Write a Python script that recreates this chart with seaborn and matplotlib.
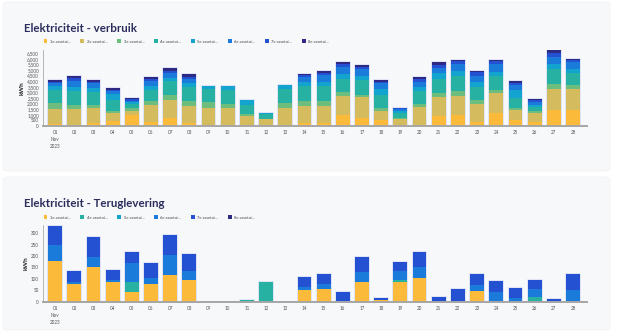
import matplotlib
matplotlib.use("Agg")
import matplotlib.pyplot as plt
from matplotlib.patches import FancyBboxPatch, Patch
from matplotlib.ticker import StrMethodFormatter
import seaborn as sns
import numpy as np

sns.set_style("white")
plt.rcParams['font.family'] = ['Lato', 'DejaVu Sans']

days = [f"{d:02d}" for d in range(1, 29)]
tick_labels = ["01\nNov\n2023"] + days[1:]

# Verbruik (kWh) per asset
verbruik_names = ["1e assetai...", "2e assetai...", "3e assetai...", "4e assetai...",
                  "5e assetai...", "6e assetai...", "7e assetai...", "8e assetai..."]
v1 = [150, 100, 250, 450, 950, 400, 750, 300, 50, 50, 0, 0, 0, 250, 250, 1000, 750, 500, 100, 100, 900, 1000, 400, 1150, 500, 400, 1450, 1400]
v2 = [1400, 1450, 1400, 700, 400, 1500, 1550, 1500, 1550, 1550, 850, 600, 1650, 1500, 1500, 1700, 1800, 850, 500, 1600, 1650, 1700, 1550, 1800, 900, 750, 1850, 1900]
v3 = [500, 300, 250, 200, 250, 350, 450, 400, 550, 350, 200, 50, 400, 450, 500, 350, 250, 300, 100, 250, 400, 450, 400, 300, 200, 150, 450, 350]
v4 = [1150, 1250, 1100, 950, 400, 1000, 1250, 1300, 1150, 1300, 850, 430, 1250, 1350, 1350, 1150, 1300, 1100, 450, 1150, 1250, 1350, 1150, 1250, 900, 400, 1350, 1100]
v5 = [350, 400, 400, 550, 100, 350, 300, 350, 280, 330, 380, 50, 340, 350, 350, 450, 400, 550, 200, 400, 500, 400, 450, 350, 700, 200, 400, 350]
v6 = [300, 500, 400, 300, 150, 400, 400, 350, 0, 0, 0, 0, 0, 450, 600, 600, 550, 550, 150, 400, 450, 650, 550, 700, 450, 250, 700, 600]
v7 = [100, 250, 150, 100, 150, 200, 250, 200, 0, 0, 0, 0, 0, 200, 200, 250, 250, 100, 80, 250, 300, 250, 300, 250, 200, 150, 300, 200]
v8 = [150, 250, 150, 100, 80, 200, 180, 200, 0, 0, 0, 0, 0, 130, 170, 190, 180, 110, 50, 210, 240, 130, 150, 100, 150, 100, 260, 120]
verbruik = [v1, v2, v3, v4, v5, v6, v7, v8]
verbruik_colors = ["#FBBA3A", "#D4BC5E", "#6CBD7E", "#26B1A2", "#12A4CE", "#1A7BDA", "#2450D2", "#2E2A84"]

# Teruglevering (kWh) per asset
terug_names = ["1e assetai...", "4e assetai...", "5e assetai...", "6e assetai...", "7e assetai...", "8e assetai..."]
t1 = [180, 79, 152, 84, 41, 78, 116, 94, 0, 0, 0, 0, 0, 51, 53, 0, 87, 5, 88, 104, 0, 0, 47, 0, 0, 0, 0, 0]
t4 = [0, 0, 0, 0, 47, 0, 0, 0, 0, 0, 8, 84, 0, 0, 0, 0, 0, 0, 6, 0, 0, 0, 0, 0, 0, 19, 0, 0]
t5 = [0] * 28
t6 = [68, 5, 43, 11, 81, 26, 91, 41, 0, 0, 0, 0, 0, 13, 22, 3, 41, 3, 39, 46, 3, 2, 25, 43, 16, 35, 2, 50]
t7 = [85, 49, 89, 43, 51, 65, 86, 73, 0, 0, 0, 0, 0, 45, 48, 40, 70, 7, 39, 68, 18, 52, 47, 49, 44, 40, 7, 73]
t8 = [0] * 28
terug = [t1, t4, t5, t6, t7, t8]
terug_colors = ["#FBBA3A", "#26B1A2", "#12A4CE", "#1A7BDA", "#2450D2", "#2E2A84"]

W, H = 620, 332
fig = plt.figure(figsize=(W / 100, H / 100), dpi=100)
fig.patch.set_facecolor("white")

def card(x0, y0, x1, y1):
    p = FancyBboxPatch((x0 / W, 1 - y1 / H), (x1 - x0) / W, (y1 - y0) / H,
                       boxstyle="round,pad=0,rounding_size=0.008",
                       transform=fig.transFigure, facecolor="#F7F8FA",
                       edgecolor="#F1F2F5", linewidth=0.6, zorder=-5)
    fig.patches.append(p)

card(3, 2, 610, 171)
card(3, 177, 610, 330)

def axes_px(x0, ytop, x1, ybot):
    return fig.add_axes([x0 / W, 1 - ybot / H, (x1 - x0) / W, (ybot - ytop) / H])

TITLE_COLOR = "#2B2D5C"
BAR_W = 0.72

def draw(ax, series, names, colors, ymax, yticks, title, title_y, legend_y):
    ax.set_facecolor("none")
    ax.set_zorder(2)
    totals = np.sum(np.array(series, dtype=float), axis=0)
    # light halo around every stacked bar
    sns.barplot(x=days, y=totals, order=days, color="#D8DDF5", width=BAR_W,
                errorbar=None, ax=ax, edgecolor="#D8DDF5", linewidth=1.1,
                saturation=1)
    bottom = np.zeros(len(days))
    for vals, name, col in zip(series, names, colors):
        v = np.array(vals, dtype=float)
        sns.barplot(x=days, y=v, order=days, color=col,
                    width=BAR_W, bottom=bottom, errorbar=None, ax=ax,
                    linewidth=0, saturation=1)
        bottom = bottom + v
    ax.set_xlim(-0.63, 27.73)
    ax.set_ylim(0, ymax)
    ax.set_yticks(yticks)
    ax.yaxis.set_major_formatter(StrMethodFormatter("{x:,.0f}"))
    ax.set_xticks(range(len(days)))
    ax.set_xticklabels(tick_labels, linespacing=1.5)
    ax.tick_params(axis="y", labelsize=3.3, colors="#666666", length=1.8, width=0.4, pad=1)
    ax.tick_params(axis="x", labelsize=3.3, colors="#666666", length=1.5, width=0.4, pad=1.5)
    for lab in ax.get_xticklabels() + ax.get_yticklabels():
        lab.set_color("#555555")
    for s in ["top", "right"]:
        ax.spines[s].set_visible(False)
    ax.spines["left"].set_color("#9A9A9A")
    ax.spines["left"].set_linewidth(0.5)
    ax.spines["bottom"].set_color("#A6A6A6")
    ax.spines["bottom"].set_linewidth(1.4)
    ax.spines["bottom"].set_zorder(5)
    ax.set_xlabel("")
    ax.set_ylabel("kWh", fontsize=4.6, color="#222222", labelpad=2, fontweight="bold")
    fig.text(24 / W, 1 - title_y / H, title, fontsize=8.3, fontweight="bold",
             color=TITLE_COLOR, va="center", ha="left")
    handles = [Patch(facecolor=c, edgecolor="none") for c in colors]
    fig.legend(handles, names, loc="center left",
               bbox_to_anchor=(43.5 / W, 1 - legend_y / H), ncol=len(names),
               frameon=False, fontsize=3.0, handlelength=0.9, handleheight=0.9,
               handletextpad=0.6, columnspacing=2.4, borderaxespad=0, borderpad=0,
               labelcolor="#444444")

ax1 = axes_px(43, 50, 587, 126)
draw(ax1, verbruik, verbruik_names, verbruik_colors, 6780,
     list(range(0, 6501, 500)), "Elektriciteit - verbruik", 28, 41.5)

ax2 = axes_px(43, 225, 587, 301.5)
draw(ax2, terug, terug_names, terug_colors, 337,
     list(range(0, 301, 50)), "Elektriciteit - Teruglevering", 203, 217.5)

fig.savefig("out.png", dpi=100, facecolor="white")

○ ○ ○ ○

[TASK TO COMPLETE]:
Go from the first line of the data above to the line containing "plt.rcParams['font.family'] = ['Lato', 'DejaVu" and retype exactly those lines, both included, but none of the pictures.

[ANSWER TO THIS EXERCISE]:
Write a Python script that recreates this chart with seaborn and matplotlib.
import matplotlib
matplotlib.use("Agg")
import matplotlib.pyplot as plt
from matplotlib.patches import FancyBboxPatch, Patch
from matplotlib.ticker import StrMethodFormatter
import seaborn as sns
import numpy as np

sns.set_style("white")
plt.rcParams['font.family'] = ['Lato', 'DejaVu Sans']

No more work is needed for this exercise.